No one is going to be fooled by a translator, they will not work like they seem to on TV. More important, when they cut the machinery out of his corpse it's fabrication as much as it is a device translating Rihanssu into English will point straight back to Earth.
That )(&(ing Drone ship was never revealed to be of Romulan design. Archer was left completely in the Dark because his enemy was sneaky and quiet. T'Pol who corrected Hoshi's pronouciation of the word "Romulan" in Minefield, after gathering 126 ships in season 4 for their sensor net to track the drone ship, if they had known they were up against Romulans, would have plotted a course for Romulus straight out to kill the people holding the remote control to the killer drone. That was a huge unfounded leap in the ongoing plot of this book. Vulcan thought it could hold Andor with what, 9(?) ships? How the frack could Romulus stand up to 126?
Trips death made a hell of a lot more sense, even the script lifted from the TV show put into this context was a hell of a lot more sensible. Everything about his original death seemed fake, and that he was in on it made perfect sense. Except for why he did it. Like the Romulans care who his family is.
T'Pol not figuring it out that he boyfriend she's telepathically linked to? Now, that's unbelievable.
Jake and Nog getting drunk? I get, the idea, that this is how these two authors etched out the frame work for this story.
Shran not killing his lovers fiance, and stewing over it like a bitchy school girl was so grating. That kids subsequent heroic sacrifice was painful deus ex machina.
Was the continuous talk about the masks on Corriden diplomats, an apology for the costume department forgetting that Archer had been to Corriden in the Shadows of P'Jem and that world was a puppet state run like a monkey by the Vulcan High Command?
Where the hell were the kretessians? I saw one at the table in Terra Prime and Demons.

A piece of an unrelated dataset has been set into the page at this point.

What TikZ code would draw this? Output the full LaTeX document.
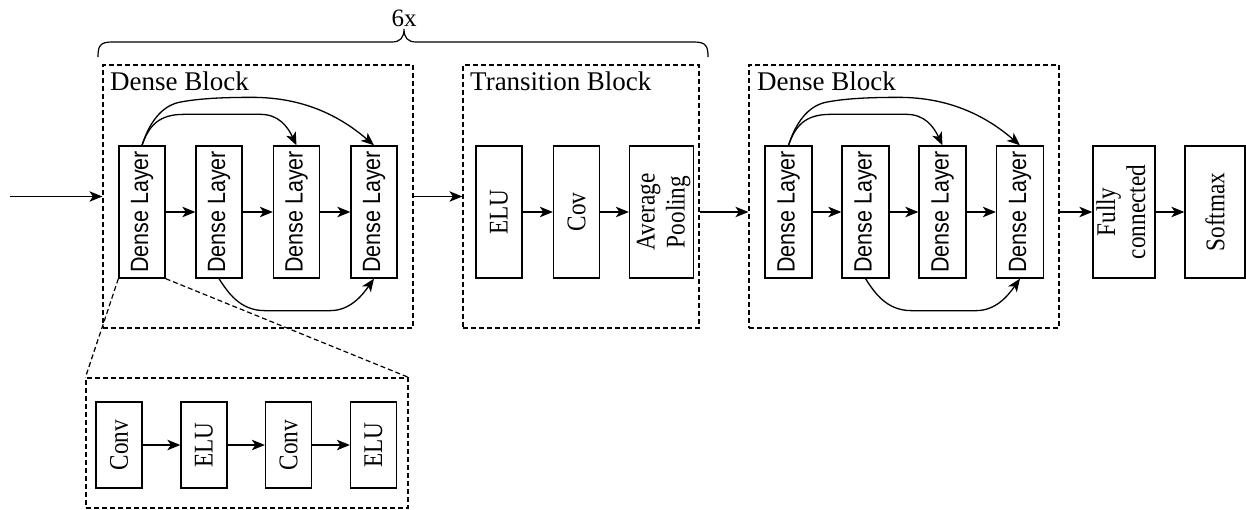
\documentclass[tikz,border=0pt]{standalone}
\usepackage{fontspec}
\setmainfont{Liberation Serif}
\newfontfamily\rsans[FakeStretch=0.86]{Liberation Sans}
\newfontfamily\rserif[FakeStretch=0.86]{Liberation Serif}
\usetikzlibrary{arrows.meta,calc}
\tikzset{
  lay/.style={draw, line width=1.3pt, minimum height=132pt, minimum width=46pt, inner sep=0pt,
    font=\fontsize{25}{30}\selectfont\rsans},
  opbox/.style={draw, line width=1.3pt, minimum height=132pt, minimum width=46pt, inner sep=0pt,
    font=\fontsize{27}{30}\selectfont\rserif},
  dbox/.style={draw, line width=1.2pt, dash pattern=on 5pt off 3pt, inner sep=0pt},
  dline/.style={line width=1.2pt, dash pattern=on 5pt off 3pt},
  arr/.style={line width=1.3pt, -{Stealth[length=13pt,width=10.5pt,inset=3.5pt]}},
  lbl/.style={anchor=base west, inner sep=0pt, font=\fontsize{27}{30}\selectfont},
}
\newcommand\dskips[4]{%
  \draw[arr] (#1.north) .. controls ($(#1.north)+(7,-20)$) and ($(#1.north)+(17,-31)$) .. ($(#1.north)+(42,-31)$)
     -- ($(#3.north)+(-36,-31)$) .. controls ($(#3.north)+(-18,-31)$) and ($(#3.north)+(-9,-19)$) .. (#3.north);
  \draw[arr] (#1.north) .. controls ($(#1.north)+(7,-22)$) and ($(#1.north)+(19,-39)$) .. ($(#1.north)+(37,-43)$)
     .. controls ($(#1.north)+(57,-47)$) and ($(#1.north)+(82,-48)$) .. ($(#1.north)+(110,-48)$)
     .. controls ($(#4.north)+(-84,-48)$) and ($(#4.north)+(-44,-38)$) .. (#4.north);
  \draw[arr] (#2.south) .. controls ($(#2.south)+(9,14)$) and ($(#2.south)+(21,32)$) .. ($(#2.south)+(46,32)$)
     -- ($(#4.south)+(-44,32)$) .. controls ($(#4.south)+(-24,32)$) and ($(#4.south)+(-12,17)$) .. (#4.south);
}
\begin{document}
\begin{tikzpicture}[x=1pt,y=-1pt]
\useasboundingbox (0,0) rectangle (1246,510);

% dashed blocks
\node[dbox, minimum width=310pt, minimum height=263pt] (B1) at (258,196.5) {};
\node[dbox, minimum width=236pt, minimum height=263pt] (T) at (581,196.5) {};
\node[dbox, minimum width=310pt, minimum height=263pt] (B2) at (904,196.5) {};
\node[dbox, minimum width=322pt, minimum height=130pt] (I) at (247,443) {};

\node[lbl] (tb1) at (110,91) {Dense Block};
\node[lbl] (tt) at (470,91) {Transition Block};
\node[lbl] (tb2) at (757,91) {Dense Block};

% brace and 6x
\draw[line width=1.2pt] (98,57) .. controls (98,46) and (100,42) .. (112,42) -- (392,42)
  .. controls (400,42) and (404,38) .. (404,29) .. controls (404,38) and (408,42) .. (416,42)
  -- (694,42) .. controls (706,42) and (708,46) .. (708,57);
\node[inner sep=0pt, font=\fontsize{25}{28}\selectfont] (six) at (404,18) {6x};

% dense block 1
\node[lay] (L1) at (142,212) {\rotatebox{90}{Dense Layer}};
\node[lay] (L2) at (219,212) {\rotatebox{90}{Dense Layer}};
\node[lay] (L3) at (296.5,212) {\rotatebox{90}{Dense Layer}};
\node[lay] (L4) at (374,212) {\rotatebox{90}{Dense Layer}};

% transition
\node[opbox] (E1) at (499,212) {\rotatebox{90}{ELU}};
\node[opbox] (C1) at (576.5,212) {\rotatebox{90}{Cov}};
\node[opbox, minimum width=63pt] (AP) at (661.5,212) {\hspace*{4pt}\rotatebox{90}{\begin{tabular}{@{}c@{}}Average\\Pooling\end{tabular}}};

% dense block 2
\node[lay, minimum width=47pt] (M1) at (788.5,212) {\rotatebox{90}{Dense Layer}};
\node[lay, minimum width=47pt] (M2) at (865.5,212) {\rotatebox{90}{Dense Layer}};
\node[lay, minimum width=47pt] (M3) at (942.5,212) {\rotatebox{90}{Dense Layer}};
\node[lay, minimum width=47pt] (M4) at (1020,212) {\rotatebox{90}{Dense Layer}};

\node[opbox, minimum width=62pt] (FC) at (1124,212) {\rotatebox{90}{\begin{tabular}{@{}c@{}}Fully\\connected\end{tabular}}};
\node[opbox, minimum width=60pt] (SM) at (1215,212) {\rotatebox{90}{Softmax}};

% inner detail
\node[opbox, minimum height=86pt] (D1) at (119,445) {\rotatebox{90}{Conv}};
\node[opbox, minimum height=86pt] (D2) at (204,445) {\rotatebox{90}{ELU}};
\node[opbox, minimum height=86pt] (D3) at (288.5,445) {\rotatebox{90}{Conv}};
\node[opbox, minimum height=86pt] (D4) at (373.5,445) {\rotatebox{90}{ELU}};

% arrows
\coordinate (inp) at (10,196.5);
\draw[arr] (inp) -- (B1.west);
\draw[arr] (B1.east) -- (T.west);
\draw[arr] (AP.east -| T.east) -- (AP.east -| B2.west);
\draw[arr] (FC.west -| B2.east) -- (FC.west);
\draw[arr] (FC) -- (SM);

\draw[arr] (L1) -- (L2);
\draw[arr] (L2) -- (L3);
\draw[arr] (L3) -- (L4);
\draw[arr] (E1) -- (C1);
\draw[arr] (C1) -- (AP);
\draw[arr] (M1) -- (M2);
\draw[arr] (M2) -- (M3);
\draw[arr] (M3) -- (M4);
\draw[arr] (D1) -- (D2);
\draw[arr] (D2) -- (D3);
\draw[arr] (D3) -- (D4);

\dskips{L1}{L2}{L3}{L4}
\dskips{M1}{M2}{M3}{M4}

% zoom lines
\draw[dline] (L1.south west) -- (I.north west);
\draw[dline] (L1.south east) -- (I.north east);
\end{tikzpicture}
\end{document}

The destruction of Corriden was a nice bit of writing. Boom. The Romulan evaluation of it afterhand was also smart. Obviously a nod to the twin towers regimenting the American people into a single mind with their undecenting eye on a single threat.
The Romulans suck so bad that they eventually get the klingons as their shipwrights, ala real world, they need to build less starship models in TOS lowering the production costs. Did they really spend too much time exploring the singularity drive that they needed... bah!
The World Series is extinct, but the World cup lives on. Excellent.

if the rRmulans found him out, they woudl have attacked humanity. Not his family, not Enterprise. They would have blown up the planet if Trip bothered them so much. And if you're so worried about being labeled human then you don't send messages to "Captain Archer aboard the enterprise" while being chased by Romulan warships.
O! here's the real kicker! Vulcan ships in Enterprise can already travel at Warp 7. They're fantastic. The new ships in These are the Voyages were all about breaking warp 8, which were probably the Daedladus design. Mothballfleet, decomissioning?
What the hell was with bringing in that Vulcan Captain from Shadows of P'Jem as a Romulan separatist and then doing nothing significant with him? And as far as saving information for later Trip, when they're holding a gun to your head it's time to put your cards on the table... "hey? Ain't you a Vulcan?"
I can't believe these guys actually thanked Berman in the Acknowledgments in the end for writing 'These Are the Voyages" after this book too a righteous dump all over that soddy piece of television. They got huge brass ones I tell you.
...
I suppose they told A story well enough even if the frame work they were working with in might as well have been a from a mirror universe, and I really thinking about the cast of Enterprise were probably just about as whiny and sappy and painfully optimistic as they were in this novel, so really the narrative and direction were not terrible and even enjoyable sometimes. I've read worse books.